A record of your credit rating is recorded and updated by various credit bureaus such as Equifax and Trans Union. These bureaus provide information to financial institutions and other companies. Although your bankruptcy will be noted by the credit bureau for a period of time as an R9, you are able to request credit once you are discharged which generally occurs in approximately nine months. Your ability to obtain and use credit will depend on your personal financial situation.
6. How Much Will It Cost?
What a bankruptcy will cost you will depend on your income and family size. There are standards set out by the government that give guidelines as to how much a person should pay based on their income and family size. Our friendly staff will be pleased to review this with you.
7. If I go bankrupt, will I lose everything?
No! Although the Trustee may use some of your assets to help pay your creditors, every province has a list of assets that are considered “exempt”. For instance, in many situations, you can keep your house and car in a bankruptcy, as long as you continue to pay your secured creditors. You can also keep your furniture, personal items, and various equipment you need for your work.
8. What assets are exempt?
Many personal assets are “exempt” during a bankruptcy. See backgrounder page for a complete breakdown of assets.
9. Once I declare bankruptcy, what happens to the money I owe?
Once you declare bankruptcy, you will no longer have to deal directly with your unsecured creditors. Instead, the Trustee will work with your creditors to pay them some of the money they are owed. That means most lawsuits and wage garnishments against you will stop.
10. What happens if someone co-signed a loan for me?
Anyone who has co-signed a loan for you will still be responsible to make loan payments after you go bankrupt.
11. Will I still owe income taxes after I declare bankruptcy? What about Tax Refunds?

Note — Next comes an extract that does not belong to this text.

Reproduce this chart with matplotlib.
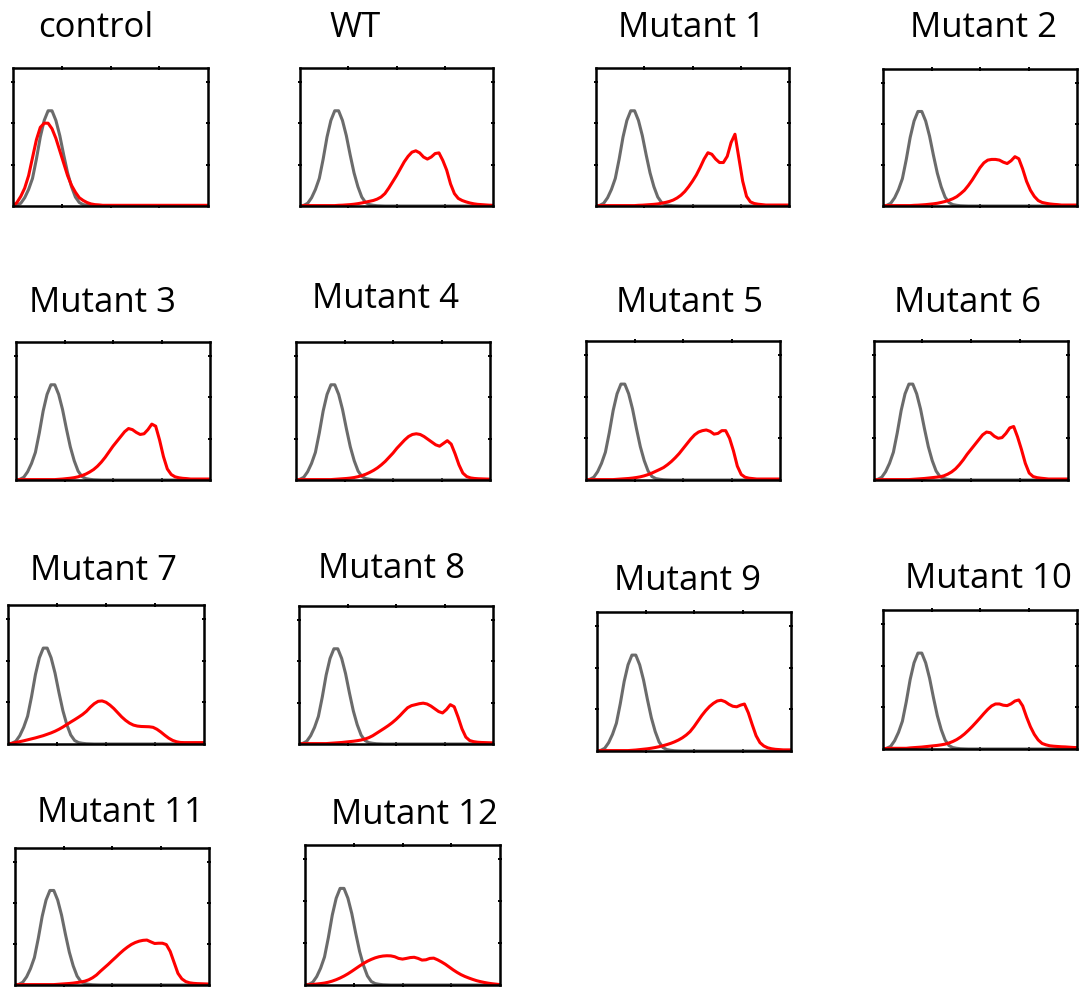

Some people fear that they will still owe income tax arrears after they declare bankruptcy. In truth, once you are discharged from bankruptcy, most of your existing debts to the Canada Revenue Agency (formerly Revenue Canada) will be forgiven. However, if you continue to earn money after you declare bankruptcy, you will owe income taxes on the money you earn.
A tax return for the period of January 1st to the date of bankruptcy will be prepared by the trustee (pre-bankruptcy return). Any tax refund for that period as well as refunds of previous years not yet received will be remitted to the trustee for deposit into your estate. Another tax return will be prepared for the period from the date of bankruptcy to December 31st (post-bankruptcy return). Any refund from this tax return will also be paid into the bankruptcy estate.
12. Will I still owe money after I declare bankruptcy?
Even when you declare bankruptcy, you will still owe money on certain debts. These include Canada and Newfoundland student loans that are less than seven years old; alimony, child, or spousal support; certain court fines or penalties; and debts you incurred due to fraudulent misrepresentation.
13. How Do I Go About Filing A Bankruptcy Or A Proposal?
The best way to get detailed information for your situation is to contact us by telephone and/or email in Vancouver at 604-697-8800 or firstname.lastname@example.org. We will be happy to assist you.
14. I have not been discharged from my first bankruptcy. My trustee has been discharged. How do I obtain my discharge?
You should contact the trustee who handled your bankruptcy. The trustee will inform you of the reason why you did not obtain your discharge. You may have to fulfill certain conditions in order to obtain this discharge.